Much has also been made of the emergence of
non-communicable disease in sub-Saharan Africa. It’s debatable how long these
health problems have been around, as they are not particularly well documented,
but certainly in West Africa, heart disease, hypertension, cancer and diabetes
are prominent in the media. In one newspaper, Hajia Mary Salifu Boforo, MP for
Savelugu and Chair of the Women’s Caucus, is reported discussing Breast Cancer
Awareness Month in October, and she described the discrimination faced by women
diagnosed with breast cancer, and that it’s still seen as a source of shame.
She said that over 20% of women face divorce shortly after diagnosis. There are
many issues to overcome before a full screening programme can be established,
and we all know that breast cancer caught early stands a much better outcome.
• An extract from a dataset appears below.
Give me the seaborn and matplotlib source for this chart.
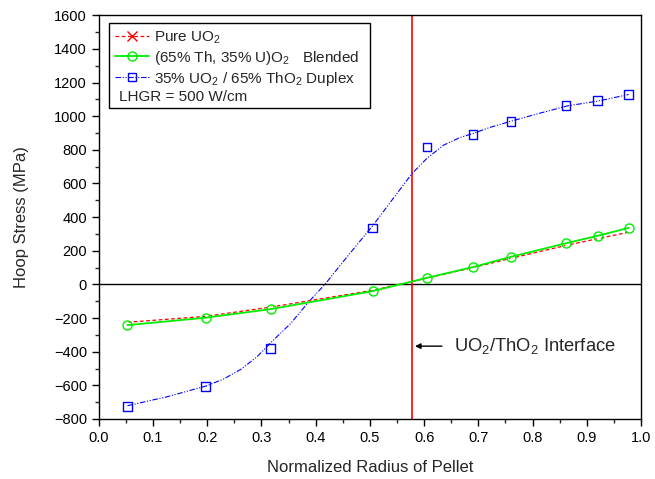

Sodzi Sodzi-Tettey had a full-page article
in the Daily Graphic on November 9th calling for more integrated
health programmes to tackle diabetes, obesity, hypertension and cancers. In a
well written and thought provoking article, he refers to a recent paper in the
BMJ by Patricio Marquez and Jill Farrington on how communicable and
non-communicable diseases can be tackled alongside each other in those
countries where both need tackling. It’s interesting to me that an article in
one of the world’s top medical journals has been picked up and translated into
a useful piece of health education in a daily newspaper in Ghana. For the article in the BMJ, see: http://www.bmj.com/content/345/bmj.e5812
These kinds of disease often run alongside
the trappings of a westernized lifestyle, and not all of its characteristics
are to be welcomed. There can be a reduction in overall life satisfaction and
happiness – does being able to shop in a new mall really bring greater well-being?
Maybe it does, but countries like Ghana are clearly on the cusp of needing to
think about what kind of priorities it wants, how to retain its strong Ghanaian,
African identity in a globalizing world, and what well-being means in the
twenty first century. As Kwame Nkrumah said so many years ago, “We shall measure our progress by the
improvement in the health of our people. The welfare of our people is our chief
pride, and it is by this that we ask to be judged.”
Sustainability is an obvious concept to
arise in a global South context, and together with the paradigm drift that
we’re witnessing, into ‘well-being’ alongside ‘health’, the obvious question to
raise is: how can Ghana continue on a path of sustainable well-being for all of its citizens?